Sunday, April 3, 2011

What is the outcome and the resolution in "The Cask of Amontillado"?

The terms 'outcome' and 'resolution' refer to the ending of the story--how Montresor achieves his aim in taking his revenge by burying alive Fortunato. Montresor has meticulously planned the time, the place and the method of his revenge well in advance.


1.Time: Montresor decides to take his revenge at "about dusk, one evening during the supreme madness of the carnival season," so that every one in his house especially the servants would have gone out and that he would be able to commit his heinous deed completely unnoticed by anyone. He had cunningly ensured that the servants would not return home that evening by lying to them that he will be returning home only next morning.


2.Place: Montresor chose the innermost crypt in his vaults so that Fortunato's cries would not be heard by anyone. He had also arranged to have the building stones and the mortar ready at hand to wall in Fortunato. When he accompanies Fortunato into the vaults he carries with him the instrument of revenge-the trowel.
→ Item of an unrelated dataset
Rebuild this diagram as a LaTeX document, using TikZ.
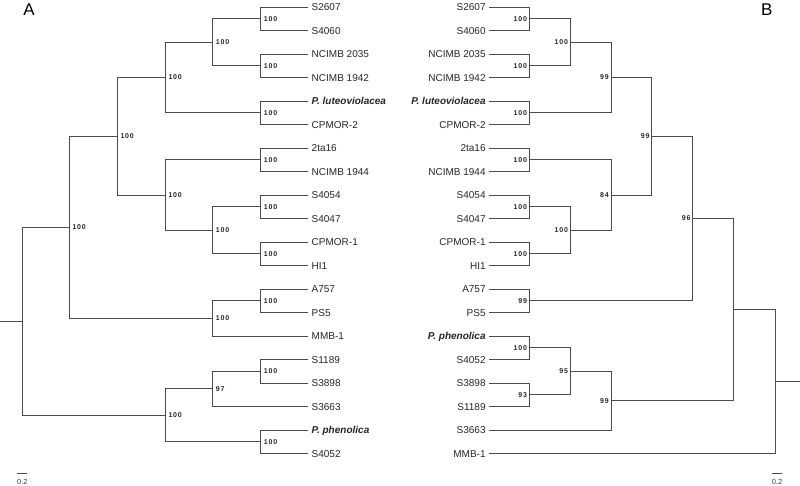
\documentclass[tikz,border=0pt]{standalone}
\usepackage{fontspec}
\setmainfont{Liberation Sans}
\newfontfamily\bootfont[LetterSpace=12]{Liberation Sans}

\begin{document}
\begin{tikzpicture}[
  x=1pt, y=-1pt,
  branch/.style={draw=black!70, line width=0.9pt},
  leafL/.style={anchor=west, inner sep=3.5pt, text height=7.2pt, text depth=0pt, font=\fontsize{10}{12}\selectfont, text=black!85},
  leafR/.style={anchor=east, inner sep=3.5pt, text height=7.2pt, text depth=0pt, font=\fontsize{10}{12}\selectfont, text=black!85},
  bootL/.style={anchor=west, xshift=3pt, inner sep=0pt, text height=5pt, text depth=0pt, font=\bootfont\bfseries\fontsize{7}{8}\selectfont, text=black!85},
  bootR/.style={anchor=east, xshift=-2pt, inner sep=0pt, text height=5pt, text depth=0pt, font=\bootfont\bfseries\fontsize{7}{8}\selectfont, text=black!85},
  panel/.style={inner sep=0pt, text height=12.2pt, text depth=0pt, font=\fontsize{17}{20}\selectfont},
  scalelbl/.style={inner sep=0pt, text height=5.4pt, text depth=0pt, font=\fontsize{7.5}{9}\selectfont, text=black!75}
]
\useasboundingbox (0,0) rectangle (800,486);

% Panel letters
\node[panel] (panelA) at (29,9.5) {A};
\node[panel] (panelB) at (766.7,9.5) {B};

% Tree A: leaves
\node[leafL] (a2607) at (308,7) {S2607};
\node[leafL] (a4060) at (308,30.5) {S4060};
\node[leafL] (a2035) at (308,54) {NCIMB 2035};
\node[leafL] (a1942) at (308,77.5) {NCIMB 1942};
\node[leafL] (alut) at (308,101) {\textbf{\textit{P. luteoviolacea}}};
\node[leafL] (acp2) at (308,124.5) {CPMOR-2};
\node[leafL] (a2ta) at (308,148) {2ta16};
\node[leafL] (a1944) at (308,171.5) {NCIMB 1944};
\node[leafL] (a4054) at (308,195) {S4054};
\node[leafL] (a4047) at (308,218.5) {S4047};
\node[leafL] (acp1) at (308,242) {CPMOR-1};
\node[leafL] (ahi1) at (308,265.5) {HI1};
\node[leafL] (a757) at (308,289) {A757};
\node[leafL] (aps5) at (308,312.5) {PS5};
\node[leafL] (ammb) at (308,336) {MMB-1};
\node[leafL] (a1189) at (308,359.5) {S1189};
\node[leafL] (a3898) at (308,383) {S3898};
\node[leafL] (a3663) at (308,406.5) {S3663};
\node[leafL] (aphe) at (308,430) {\textbf{\textit{P. phenolica}}};
\node[leafL] (a4052) at (308,453.5) {S4052};

% Tree A: internal nodes
\coordinate (ac1) at (260.7,18.75);
\coordinate (ac2) at (260.7,65.75);
\coordinate (ag) at (212.7,42.25);
\coordinate (ac3) at (260.7,112.75);
\coordinate (ae) at (165.3,77.5);
\coordinate (ac4) at (260.7,159.75);
\coordinate (ac5) at (260.7,206.75);
\coordinate (ac6) at (260.7,253.75);
\coordinate (ai) at (212.7,230.25);
\coordinate (af) at (165.3,195);
\coordinate (ac) at (117.3,136.25);
\coordinate (ac7) at (260.7,300.75);
\coordinate (ad) at (212.7,318.4);
\coordinate (aa) at (69.3,227.3);
\coordinate (ac8) at (260.7,371.25);
\coordinate (aj) at (212.7,388.9);
\coordinate (ac9) at (260.7,441.75);
\coordinate (ab) at (165.3,415.3);
\coordinate (aroot) at (22,321.3);
\coordinate (astub) at (0,321.3);

% Tree A: branches
\draw[branch] (ac1) |- (a2607.west) (ac1) |- (a4060.west);
\draw[branch] (ac2) |- (a2035.west) (ac2) |- (a1942.west);
\draw[branch] (ag) |- (ac1) (ag) |- (ac2);
\draw[branch] (ac3) |- (alut.west) (ac3) |- (acp2.west);
\draw[branch] (ae) |- (ag) (ae) |- (ac3);
\draw[branch] (ac4) |- (a2ta.west) (ac4) |- (a1944.west);
\draw[branch] (ac5) |- (a4054.west) (ac5) |- (a4047.west);
\draw[branch] (ac6) |- (acp1.west) (ac6) |- (ahi1.west);
\draw[branch] (ai) |- (ac5) (ai) |- (ac6);
\draw[branch] (af) |- (ac4) (af) |- (ai);
\draw[branch] (ac) |- (ae) (ac) |- (af);
\draw[branch] (ac7) |- (a757.west) (ac7) |- (aps5.west);
\draw[branch] (ad) |- (ac7) (ad) |- (ammb.west);
\draw[branch] (aa) |- (ac) (aa) |- (ad);
\draw[branch] (ac8) |- (a1189.west) (ac8) |- (a3898.west);
\draw[branch] (aj) |- (ac8) (aj) |- (a3663.west);
\draw[branch] (ac9) |- (aphe.west) (ac9) |- (a4052.west);
\draw[branch] (ab) |- (aj) (ab) |- (ac9);
\draw[branch] (aroot) |- (aa) (aroot) |- (ab);
\draw[branch] (astub) -- (aroot);

% Tree A: bootstrap values
\node[bootL] (ac1-bs) at (ac1) {100};
\node[bootL] (ac2-bs) at (ac2) {100};
\node[bootL] (ag-bs) at (ag) {100};
\node[bootL] (ac3-bs) at (ac3) {100};
\node[bootL] (ae-bs) at (ae) {100};
\node[bootL] (ac4-bs) at (ac4) {100};
\node[bootL] (ac5-bs) at (ac5) {100};
\node[bootL] (ac6-bs) at (ac6) {100};
\node[bootL] (ai-bs) at (ai) {100};
\node[bootL] (af-bs) at (af) {100};
\node[bootL] (ac-bs) at (ac) {100};
\node[bootL] (ac7-bs) at (ac7) {100};
\node[bootL] (ad-bs) at (ad) {100};
\node[bootL] (aa-bs) at (aa) {100};
\node[bootL] (ac8-bs) at (ac8) {100};
\node[bootL] (aj-bs) at (aj) {97};
\node[bootL] (ac9-bs) at (ac9) {100};
\node[bootL] (ab-bs) at (ab) {100};

% Tree A: scale bar
\coordinate (asc1) at (16.7,473.3);
\coordinate (asc2) at (27.3,473.3);
\draw[branch, line width=0.8pt] (asc1) -- (asc2);
\node[scalelbl] (asc-lbl) at (22.3,481.8) {0.2};

% Tree B: leaves
\node[leafR] (b2607) at (489.3,7) {S2607};
\node[leafR] (b4060) at (489.3,30.5) {S4060};
\node[leafR] (b2035) at (489.3,54) {NCIMB 2035};
\node[leafR] (b1942) at (489.3,77.5) {NCIMB 1942};
\node[leafR] (blut) at (489.3,101) {\textbf{\textit{P. luteoviolacea}}};
\node[leafR] (bcp2) at (489.3,124.5) {CPMOR-2};
\node[leafR] (b2ta) at (489.3,148) {2ta16};
\node[leafR] (b1944) at (489.3,171.5) {NCIMB 1944};
\node[leafR] (b4054) at (489.3,195) {S4054};
\node[leafR] (b4047) at (489.3,218.5) {S4047};
\node[leafR] (bcp1) at (489.3,242) {CPMOR-1};
\node[leafR] (bhi1) at (489.3,265.5) {HI1};
\node[leafR] (b757) at (489.3,289) {A757};
\node[leafR] (bps5) at (489.3,312.5) {PS5};
\node[leafR] (bphe) at (489.3,336) {\textbf{\textit{P. phenolica}}};
\node[leafR] (b4052) at (489.3,359.5) {S4052};
\node[leafR] (b3898) at (489.3,383) {S3898};
\node[leafR] (b1189) at (489.3,406.5) {S1189};
\node[leafR] (b3663) at (489.3,430) {S3663};
\node[leafR] (bmmb) at (489.3,453.5) {MMB-1};

% Tree B: internal nodes
\coordinate (bc1) at (529.3,18.75);
\coordinate (bc2) at (529.3,65.75);
\coordinate (bn1) at (570.3,42.25);
\coordinate (bc3) at (529.3,112.75);
\coordinate (bn2) at (611,77.5);
\coordinate (bc4) at (529.3,159.75);
\coordinate (bc5) at (529.3,206.75);
\coordinate (bc6) at (529.3,253.75);
\coordinate (bn3) at (570.3,230.25);
\coordinate (bn4) at (611,195);
\coordinate (bn5) at (651.7,136.25);
\coordinate (bc7) at (529.3,300.75);
\coordinate (bn6) at (692.7,218.5);
\coordinate (bc8) at (529.3,347.75);
\coordinate (bc9) at (529.3,394.75);
\coordinate (bn7) at (570.3,371.25);
\coordinate (bn8) at (611,400.6);
\coordinate (bn9) at (733.3,309.6);
\coordinate (broot) at (775,381.5);
\coordinate (bstub) at (800,381.5);

% Tree B: branches
\draw[branch] (bc1) |- (b2607.east) (bc1) |- (b4060.east);
\draw[branch] (bc2) |- (b2035.east) (bc2) |- (b1942.east);
\draw[branch] (bn1) |- (bc1) (bn1) |- (bc2);
\draw[branch] (bc3) |- (blut.east) (bc3) |- (bcp2.east);
\draw[branch] (bn2) |- (bn1) (bn2) |- (bc3);
\draw[branch] (bc4) |- (b2ta.east) (bc4) |- (b1944.east);
\draw[branch] (bc5) |- (b4054.east) (bc5) |- (b4047.east);
\draw[branch] (bc6) |- (bcp1.east) (bc6) |- (bhi1.east);
\draw[branch] (bn3) |- (bc5) (bn3) |- (bc6);
\draw[branch] (bn4) |- (bc4) (bn4) |- (bn3);
\draw[branch] (bn5) |- (bn2) (bn5) |- (bn4);
\draw[branch] (bc7) |- (b757.east) (bc7) |- (bps5.east);
\draw[branch] (bn6) |- (bn5) (bn6) |- (bc7);
\draw[branch] (bc8) |- (bphe.east) (bc8) |- (b4052.east);
\draw[branch] (bc9) |- (b3898.east) (bc9) |- (b1189.east);
\draw[branch] (bn7) |- (bc8) (bn7) |- (bc9);
\draw[branch] (bn8) |- (bn7) (bn8) |- (b3663.east);
\draw[branch] (bn9) |- (bn6) (bn9) |- (bn8);
\draw[branch] (broot) |- (bn9) (broot) |- (bmmb.east);
\draw[branch] (bstub) -- (broot);

% Tree B: bootstrap values
\node[bootR] (bc1-bs) at (bc1) {100};
\node[bootR] (bc2-bs) at (bc2) {100};
\node[bootR] (bn1-bs) at (bn1) {100};
\node[bootR] (bc3-bs) at (bc3) {100};
\node[bootR] (bn2-bs) at (bn2) {99};
\node[bootR] (bc4-bs) at (bc4) {100};
\node[bootR] (bc5-bs) at (bc5) {100};
\node[bootR] (bc6-bs) at (bc6) {100};
\node[bootR] (bn3-bs) at (bn3) {100};
\node[bootR] (bn4-bs) at (bn4) {84};
\node[bootR] (bn5-bs) at (bn5) {99};
\node[bootR] (bc7-bs) at (bc7) {99};
\node[bootR] (bn6-bs) at (bn6) {96};
\node[bootR] (bc8-bs) at (bc8) {100};
\node[bootR] (bc9-bs) at (bc9) {93};
\node[bootR] (bn7-bs) at (bn7) {95};
\node[bootR] (bn8-bs) at (bn8) {99};

% Tree B: scale bar
\coordinate (bsc1) at (772.3,473.3);
\coordinate (bsc2) at (781.7,473.3);
\draw[branch, line width=0.8pt] (bsc1) -- (bsc2);
\node[scalelbl] (bsc-lbl) at (777,481.8) {0.2};

\end{tikzpicture}
\end{document}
3.The Method: All the while "smiling in his face" Montresor flatters and traps Fortunato by exploiting his "weak point" : Fortunato "prided himself on his connoisseurship in wine," and Montresor deceives him by saying that he does not wish to trouble him and that he'd rather  seek Luchresi's opinion regarding the quality of the Amontillado that he has bought. At once Fortunato takes the bait and accompanies Montresor into the vaults to prove that he is better than Luchresi. Once inside the vaults, Montresor gets him drunk to slow down his reflexes and then leads him to his death.